La Chimera è un mostro leggendario. È un leone, con una testa di capra impiantata sulla schiena e con una vipera al posto della coda.
Non che in famiglia siano messi meglio!
La madre di Chimera è Echidna, la vipera, per metà donna bellissima e per metà orribile serpente maculato. Il padre è Tifone, il cui corpo gigantesco culmina in cento teste di drago.
I fratelli sono Cerbero, il cane infernale con tre teste; Idra, il serpente con 9 teste; e Otro, cane anche lui, 0ma che di teste ne ha soltanto un paio.
Chimera era terribile.
Era la personificazione della tempesta, sputava fiamme e la sua voce era il tuono.

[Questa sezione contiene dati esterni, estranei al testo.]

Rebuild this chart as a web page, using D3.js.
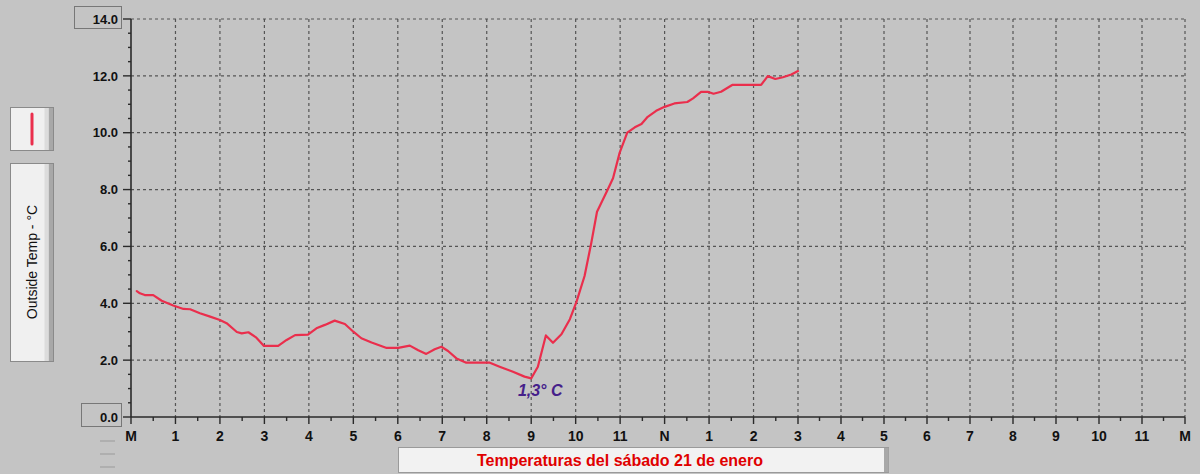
<!DOCTYPE html>
<html><head><meta charset="utf-8">
<script src="https://cdn.jsdelivr.net/npm/d3@7"></script>
<style>html,body{margin:0;padding:0;background:#c4c4c4;overflow:hidden}</style>
</head><body>
<svg id="chart" width="1200" height="474"></svg>
<script>
// ---- data ----
const hours = [0.13,0.20,0.31,0.50,0.69,0.95,1.18,1.33,1.55,1.78,2.00,2.15,2.38,2.49,2.64,2.82,2.99,3.31,3.50,3.69,3.98,4.17,4.36,4.58,4.81,5.00,5.18,5.41,5.75,6.01,6.27,6.46,6.64,6.83,6.98,7.13,7.32,7.54,7.84,8.07,8.29,8.59,8.85,9.00,9.15,9.33,9.49,9.68,9.87,10.02,10.20,10.35,10.48,10.70,10.84,10.99,11.16,11.33,11.48,11.62,11.81,12.00,12.22,12.51,12.64,12.82,12.97,13.10,13.27,13.52,14.17,14.32,14.49,14.66,14.85,15.00];
const temps = [4.43,4.35,4.29,4.29,4.09,3.92,3.80,3.79,3.65,3.53,3.41,3.30,2.99,2.94,2.98,2.79,2.50,2.50,2.71,2.88,2.90,3.12,3.24,3.39,3.27,3.00,2.77,2.62,2.43,2.43,2.51,2.35,2.22,2.38,2.47,2.32,2.06,1.91,1.91,1.91,1.77,1.59,1.42,1.36,1.77,2.87,2.61,2.91,3.44,4.06,4.96,6.11,7.22,7.93,8.40,9.30,10.00,10.19,10.31,10.56,10.77,10.91,11.03,11.08,11.21,11.44,11.44,11.37,11.44,11.68,11.68,11.99,11.89,11.95,12.05,12.17];
const xTickLabels = ["M","1","2","3","4","5","6","7","8","9","10","11","N","1","2","3","4","5","6","7","8","9","10","11","M"];
const yTicks = [0,2,4,6,8,10,12,14];
const yLabels = ["0.0","2.0","4.0","6.0","8.0","10.0","12.0","14.0"];
const seriesName = "Outside Temp - °C";
const title = "Temperaturas del sábado 21 de enero";
const minLabel = "1,3° C";
const minHour = 9.0, minTemp = 1.36;

// ---- layout ----
const svg = d3.select("#chart");
const x = d3.scaleLinear().domain([0, 15, 24]).range([131, 798, 1185]);
const y = d3.scaleLinear().domain([0, 14]).range([417, 19]);
const hourIdx = d3.range(0, 25);

const gridCol = "#555", axisCol = "#2a2a2a";
const narrowFont = "'Liberation Sans Narrow','Liberation Sans',Arial,sans-serif";
const sansFont = "'Liberation Sans',Arial,sans-serif";

// grid
svg.append("g").selectAll("line").data(hourIdx.slice(1)).join("line")
  .attr("x1", d => x(d)).attr("x2", d => x(d)).attr("y1", y(14)).attr("y2", y(0))
  .attr("stroke", gridCol).attr("stroke-width", 1.2).attr("stroke-dasharray", "3,3");
svg.append("g").selectAll("line").data(yTicks.slice(1)).join("line")
  .attr("x1", x(0)).attr("x2", x(24)).attr("y1", d => y(d)).attr("y2", d => y(d))
  .attr("stroke", gridCol).attr("stroke-width", 1.2).attr("stroke-dasharray", "3,3");

// y axis
const yMinor = d3.range(0, 14.01, 0.5);
svg.append("line").attr("x1", x(0)).attr("x2", x(0)).attr("y1", y(14)).attr("y2", y(0))
  .attr("stroke", axisCol).attr("stroke-width", 1.6);
svg.append("g").selectAll("line").data(yMinor).join("line")
  .attr("x1", d => (d % 2 === 0) ? 123 : 128).attr("x2", x(0))
  .attr("y1", d => y(d)).attr("y2", d => y(d))
  .attr("stroke", axisCol).attr("stroke-width", 1.4);

// boxes behind 14.0 and 0.0
svg.append("rect").attr("x", 74.5).attr("y", 6.5).attr("width", 47).attr("height", 22)
  .attr("fill", "none").attr("stroke", "#777").attr("stroke-width", 1);
svg.append("rect").attr("x", 81.5).attr("y", 403.5).attr("width", 40).attr("height", 23)
  .attr("fill", "none").attr("stroke", "#777").attr("stroke-width", 1);

svg.append("g").selectAll("text").data(yTicks).join("text")
  .attr("x", 118).attr("y", d => y(d)).attr("dy", "0.36em")
  .attr("text-anchor", "end").attr("font-family", sansFont).attr("font-weight", "bold")
  .attr("font-size", 13).attr("fill", "#111")
  .text((d, i) => yLabels[i]);

// x axis
const xMinor = d3.range(0, 24.01, 0.5);
svg.append("line").attr("x1", x(0)).attr("x2", x(24)).attr("y1", y(0)).attr("y2", y(0))
  .attr("stroke", axisCol).attr("stroke-width", 1.6);
svg.append("g").selectAll("line").data(xMinor).join("line")
  .attr("x1", d => x(d)).attr("x2", d => x(d))
  .attr("y1", y(0)).attr("y2", d => (d % 1 === 0) ? y(0) + 7 : y(0) + 4)
  .attr("stroke", axisCol).attr("stroke-width", 1.4);
svg.append("g").selectAll("text").data(hourIdx).join("text")
  .attr("x", d => x(d)).attr("y", 441)
  .attr("text-anchor", "middle").attr("font-family", narrowFont).attr("font-weight", "bold")
  .attr("font-size", 14).attr("fill", "#111")
  .text(d => xTickLabels[d]);

// faint dashes under 0.0
svg.append("g").selectAll("line").data([441, 454, 467]).join("line")
  .attr("x1", 100).attr("x2", 115).attr("y1", d => d).attr("y2", d => d)
  .attr("stroke", "#a9a9a9").attr("stroke-width", 1.5);

// data line
const pts = hours.map((h, i) => [h, temps[i]]);
svg.append("path").datum(pts)
  .attr("d", d3.line().x(d => x(d[0])).y(d => y(d[1])))
  .attr("fill", "none").attr("stroke", "#ea2e4c").attr("stroke-width", 2.2)
  .attr("stroke-linejoin", "round").attr("stroke-linecap", "round");

// min annotation
svg.append("text").attr("x", x(minHour) + 9).attr("y", y(minTemp) + 18)
  .attr("text-anchor", "middle").attr("font-family", sansFont)
  .attr("font-style", "italic").attr("font-weight", "bold").attr("font-size", 16)
  .attr("fill", "#45208a").text(minLabel);

// legend boxes
function button(g, bx, by, bw, bh) {
  g.append("rect").attr("x", bx).attr("y", by).attr("width", bw).attr("height", bh)
    .attr("fill", "#f0f0f0").attr("stroke", "#8a8a8a").attr("stroke-width", 1);
  g.append("rect").attr("x", bx + bw - 5).attr("y", by + 0.5).attr("width", 4.5).attr("height", bh - 1)
    .attr("fill", "#a8a8a8");
  g.append("rect").attr("x", bx + bw - 9).attr("y", by + 0.5).attr("width", 4).attr("height", bh - 1)
    .attr("fill", "#dcdcdc");
}
const lg = svg.append("g");
button(lg, 10.5, 107.5, 43, 43);
lg.append("line").attr("x1", 32).attr("x2", 32).attr("y1", 114).attr("y2", 144)
  .attr("stroke", "#ea2e4c").attr("stroke-width", 3).attr("stroke-linecap", "round");
button(lg, 10.5, 163.5, 43, 198);
lg.append("text").attr("transform", "translate(37,262) rotate(-90)")
  .attr("text-anchor", "middle").attr("font-family", sansFont)
  .attr("font-size", 14).attr("fill", "#111").text(seriesName);

// title box
const tg = svg.append("g");
tg.append("rect").attr("x", 398.5).attr("y", 447.5).attr("width", 490).attr("height", 25)
  .attr("fill", "#f2f2f2").attr("stroke", "#9a9a9a").attr("stroke-width", 1);
tg.append("rect").attr("x", 884).attr("y", 448).attr("width", 4.5).attr("height", 24).attr("fill", "#a8a8a8");
tg.append("text").attr("x", 620).attr("y", 466).attr("text-anchor", "middle")
  .attr("font-family", sansFont).attr("font-weight", "bold")
  .attr("font-size", 16).attr("fill", "#e00000").text(title);
</script>
</body></html>
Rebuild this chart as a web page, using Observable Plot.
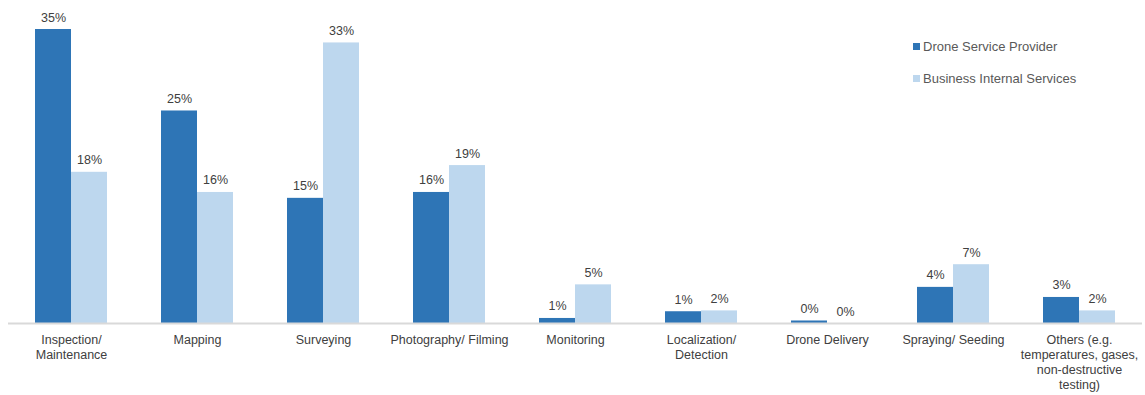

Per anni gettò nel terrore le coste dell’attuale Turchia finché Bellerofonte, con l’aiuto di Pegaso, non la uccise.
Utilizzando un astuto stratagemma: dal momento che non esistevano frecce o lance che avrebbero potuto ucciderla, Bellerofonte immerse la punta del giavellotto nelle fauci della belva, il fuoco che ne usciva sciolse il piombo e con quello fini l’animale.
Risaliamo dalle profondità senza tempo del mito e sbuchiamone fuori in una giornata di metà Cinquecento. Entriamo in Palazzo Vecchio.
Tra gli affreschi della sala Leone X, Giorgio Vasari e il Granduca stanno conversando amabilmente.
“Ditemi, Giorgio, avete voi certezza che ella sia la chimera di Bellerofonte, come costoro dicono?” “Signor sì, perché ce n’è il riscontro delle medaglie, che ha il Duca mio Signore, che vennono da Roma con la testa di capra appiccata in sul collo di questo leone, il quale, come vede E. V., ha anche il ventre di serpente; e abbiamo ritrovato la coda (…) e le ferite, che ella ha addosso, lo dimostrano, e ancora il dolore, che si conosce nella prontezza della testa di questo animale.”
“Credete voi, che sia maniera etrusca, come si dice?”
“Certissimo.”
Il 15 novembre del 1533, mentre ad Arezzo si scavava per fare le fondamenta delle fortificazioni medicee, era venuto alla luce un bronzo etrusco, di dimensioni notevoli.
Era bellissimo e rappresentava la Chimera.
Ricevuta la notizia del ritrovamento, Cosimo I aveva reclamato la scultura per le sue collezioni.
Dapprima aveva voluto tenersela nella sala Leone X di Palazzo Vecchio.
Quindi l’aveva affidata a Benvenuto Cellini perché la restaurasse e ci attaccasse la coda che era stata trovata qualche tempo dopo.
Il Cellini ha raccontato nella sua “Vita” che, nel periodo in cui la Chimera era custodita, per i lavori di restauro, nello studiolo di Palazzo Pitti, “il duca ricavava grande piacere nel pulirla personalmente con attrezzi da orafo”. Quel bronzo etrusco, però, sarebbe poi stato allontanato da Firenze e trasferito nella Villa Medicea di Careggi, perché c’era il sentore che la sua presenza in Palazzo Vecchio portasse male.
Oggi la chimera è custodita al Museo Archeologico, nel palazzo della Crocetta.
Per chi non l’avesse già vista, una visita direi che è d’obbligo.